*DIRECTIONS*
Skip the pictures. Set down, word for word, the lines from the start of the material up to and including the line with "const captionLine2 = 'for".

start DATA EXTRACT

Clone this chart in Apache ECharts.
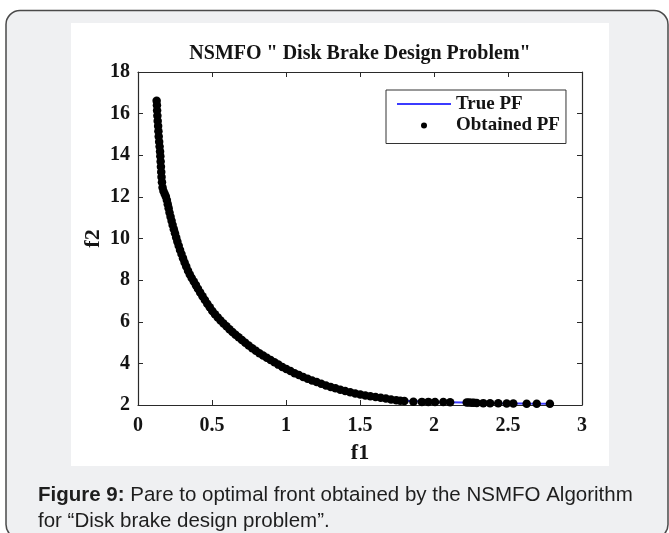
<!DOCTYPE html>
<html>
<head>
<meta charset="utf-8">
<script src="https://cdn.jsdelivr.net/npm/echarts@6/dist/echarts.min.js"></script>
<style>
html,body{margin:0;padding:0;background:#fff;}
#c{width:669px;height:533px;}
</style>
</head>
<body>
<div id="c"></div>
<script>
// ---- data ----
const chartTitle = 'NSMFO " Disk Brake Design Problem"';
const xName = 'f1';
const yName = 'f2';
const seriesNames = ['True PF', 'Obtained PF'];
const xTicks = [0, 0.5, 1, 1.5, 2, 2.5, 3];
const yTicks = [2, 4, 6, 8, 10, 12, 14, 16, 18];
const captionBold = 'Figure 9:';
const captionRest = ' Pare to optimal front obtained by the NSMFO Algorithm';
const captionLine2 = 'for \u201cDisk brake design problem\u201d.';

// True PF (blue line)
const trueF1 = [0.125,0.135,0.145,0.155,0.165,0.18,0.2,0.22,0.25,0.3,0.35,0.4,0.5,0.6,0.7,0.8,0.9,1.0,1.2,1.4,1.6,1.8,2.0,2.2,2.4,2.6,2.8];
const trueF2 = [16.6,15.3,14.3,13.3,12.5,11.95,11.4,10.9,10.2,9.25,8.3,7.6,6.5,5.8,5.13,4.58,4.13,3.75,3.1,2.68,2.4,2.2,2.15,2.12,2.09,2.07,2.06];

// Obtained PF (black points)
const obtF1 = [0.126,0.128,0.129,0.131,0.133,0.136,0.138,0.140,0.143,0.146,0.149,0.151,0.153,0.155,0.157,0.159,0.162,0.166,0.172,0.180,0.188,0.195,0.201,0.207,0.213,0.220,0.227,0.234,0.242,0.250,0.258,0.266,0.275,0.284,0.294,0.304,0.315,0.326,0.338,0.350,0.363,0.377,0.391,0.405,0.420,0.436,0.452,0.468,0.485,0.502,0.520,0.539,0.558,0.578,0.598,0.618,0.638,0.659,0.680,0.702,0.725,0.748,0.772,0.796,0.820,0.845,0.870,0.896,0.922,0.948,0.975,1.002,1.030,1.058,1.087,1.116,1.146,1.176,1.207,1.238,1.270,1.302,1.334,1.367,1.400,1.434,1.468,1.502,1.536,1.570,1.605,1.640,1.675,1.710,1.745,1.772,1.800,1.861,1.918,1.962,2.007,2.063,2.109,2.221,2.237,2.255,2.270,2.289,2.333,2.379,2.434,2.491,2.536,2.626,2.694,2.783];
const obtF2 = [16.62,16.40,16.15,15.90,15.65,15.40,15.15,14.90,14.65,14.42,14.18,13.95,13.70,13.45,13.20,12.95,12.70,12.45,12.28,12.15,12.02,11.85,11.65,11.45,11.25,11.05,10.85,10.65,10.45,10.25,10.05,9.85,9.65,9.45,9.25,9.05,8.85,8.65,8.45,8.27,8.10,7.93,7.76,7.58,7.40,7.22,7.04,6.87,6.70,6.52,6.36,6.21,6.06,5.92,5.78,5.64,5.51,5.38,5.25,5.12,4.99,4.86,4.73,4.61,4.49,4.38,4.27,4.16,4.05,3.94,3.83,3.73,3.63,3.53,3.44,3.35,3.26,3.18,3.10,3.02,2.94,2.87,2.80,2.73,2.67,2.61,2.55,2.50,2.46,2.42,2.38,2.35,2.31,2.27,2.23,2.21,2.19,2.16,2.15,2.15,2.14,2.14,2.13,2.12,2.12,2.11,2.11,2.10,2.09,2.08,2.08,2.07,2.07,2.06,2.06,2.06];

const truePF = trueF1.map((v, i) => [v, trueF2[i]]);
const obtPF = obtF1.map((v, i) => [v, obtF2[i]]);

const serif = '"Liberation Serif", "Times New Roman", serif';
const axisColor = '#2a2a2a';
const labelStyle = {fontFamily: serif, fontWeight: 'bold', fontSize: 20, color: '#141414'};

function xAxisCfg(pos, show) {
  return {
    type: 'value', position: pos, min: xTicks[0], max: xTicks[xTicks.length - 1],
    interval: xTicks[1] - xTicks[0],
    axisLine: {show: true, onZero: false, lineStyle: {color: axisColor, width: 1.2}},
    axisTick: {show: true, inside: true, length: 5, lineStyle: {color: axisColor}},
    axisLabel: Object.assign({show: show, margin: 11}, labelStyle),
    splitLine: {show: false},
    name: show ? xName : '', nameLocation: 'middle', nameGap: 37,
    nameTextStyle: {fontFamily: serif, fontWeight: 'bold', fontSize: 22, color: '#141414'}
  };
}
function yAxisCfg(pos, show) {
  return {
    type: 'value', position: pos, min: yTicks[0], max: yTicks[yTicks.length - 1],
    interval: yTicks[1] - yTicks[0],
    axisLine: {show: true, onZero: false, lineStyle: {color: axisColor, width: 1.2}},
    axisTick: {show: true, inside: true, length: 5, lineStyle: {color: axisColor}},
    axisLabel: Object.assign({show: show, margin: 8}, labelStyle),
    splitLine: {show: false},
    name: show ? yName : '', nameLocation: 'middle', nameGap: 34, nameMoveOverlap: false,
    nameTextStyle: {fontFamily: serif, fontWeight: 'bold', fontSize: 22, color: '#141414'}
  };
}

const chart = echarts.init(document.getElementById('c'), null, {renderer: 'canvas'});
chart.setOption({
  animation: false,
  backgroundColor: '#ffffff',
  graphic: [
    {type: 'rect', z: -10, shape: {x: 6, y: 10.5, width: 662, height: 528, r: 14},
     style: {fill: '#eff0f2', stroke: '#4a4a4a', lineWidth: 1.5}},
    {type: 'rect', z: -9, shape: {x: 71, y: 23, width: 538, height: 443},
     style: {fill: '#ffffff'}},
    {type: 'text', z: 5, x: 360, y: 53.5,
     style: {text: chartTitle, font: 'bold 20px ' + serif, fill: '#141414', align: 'center', verticalAlign: 'middle'}},
    {type: 'text', z: 5, x: 38, y: 482,
     style: {
       text: '{b|' + captionBold + '}{r|' + captionRest + '}\n{r|' + captionLine2 + '}',
       verticalAlign: 'top', align: 'left',
       rich: {
         b: {fontFamily: '"Liberation Sans", Arial, sans-serif', fontWeight: 'bold', fontSize: 20.5, fill: '#1e1e1e', lineHeight: 26.5},
         r: {fontFamily: '"Liberation Sans", Arial, sans-serif', fontWeight: 'normal', fontSize: 20.5, fill: '#1e1e1e', lineHeight: 26.5}
       }
     }}
  ],
  grid: {left: 138, top: 72, width: 444, height: 333, containLabel: false},
  xAxis: [xAxisCfg('bottom', true), xAxisCfg('top', false)],
  yAxis: [yAxisCfg('left', true), yAxisCfg('right', false)],
  legend: {
    orient: 'vertical', left: 386, top: 90,
    backgroundColor: '#ffffff', borderColor: '#333333', borderWidth: 1, borderRadius: 0,
    padding: [4, 6, 8, 10], itemGap: 1.5, itemWidth: 54, itemHeight: 6, itemTextGap: 7,
    textStyle: {fontFamily: serif, fontWeight: 'bold', fontSize: 19, color: '#141414', lineHeight: 20},
    data: [
      {name: seriesNames[0], itemStyle: {color: 'rgba(0,0,0,0)', opacity: 0, borderWidth: 0}},
      {name: seriesNames[1], itemStyle: {color: '#000000', opacity: 1}}
    ]
  },
  series: [
    {name: seriesNames[0], type: 'line', data: truePF, xAxisIndex: 0, yAxisIndex: 0,
     symbol: 'none', showSymbol: false, smooth: false, lineStyle: {color: '#3b3bff', width: 2}, itemStyle: {color: '#3b3bff'}, z: 2},
    {name: seriesNames[1], type: 'scatter', data: obtPF, xAxisIndex: 0, yAxisIndex: 0,
     symbol: 'circle', symbolSize: 8.5, itemStyle: {color: '#000000', opacity: 1}, z: 3}
  ]
});
</script>
</body>
</html>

end DATA EXTRACT

*EXERCISE RESULT*
Clone this chart in Apache ECharts.
<!DOCTYPE html>
<html>
<head>
<meta charset="utf-8">
<script src="https://cdn.jsdelivr.net/npm/echarts@6/dist/echarts.min.js"></script>
<style>
html,body{margin:0;padding:0;background:#fff;}
#c{width:669px;height:533px;}
</style>
</head>
<body>
<div id="c"></div>
<script>
// ---- data ----
const chartTitle = 'NSMFO " Disk Brake Design Problem"';
const xName = 'f1';
const yName = 'f2';
const seriesNames = ['True PF', 'Obtained PF'];
const xTicks = [0, 0.5, 1, 1.5, 2, 2.5, 3];
const yTicks = [2, 4, 6, 8, 10, 12, 14, 16, 18];
const captionBold = 'Figure 9:';
const captionRest = ' Pare to optimal front obtained by the NSMFO Algorithm';
const captionLine2 = 'for \u201cDisk brake design problem\u201d.';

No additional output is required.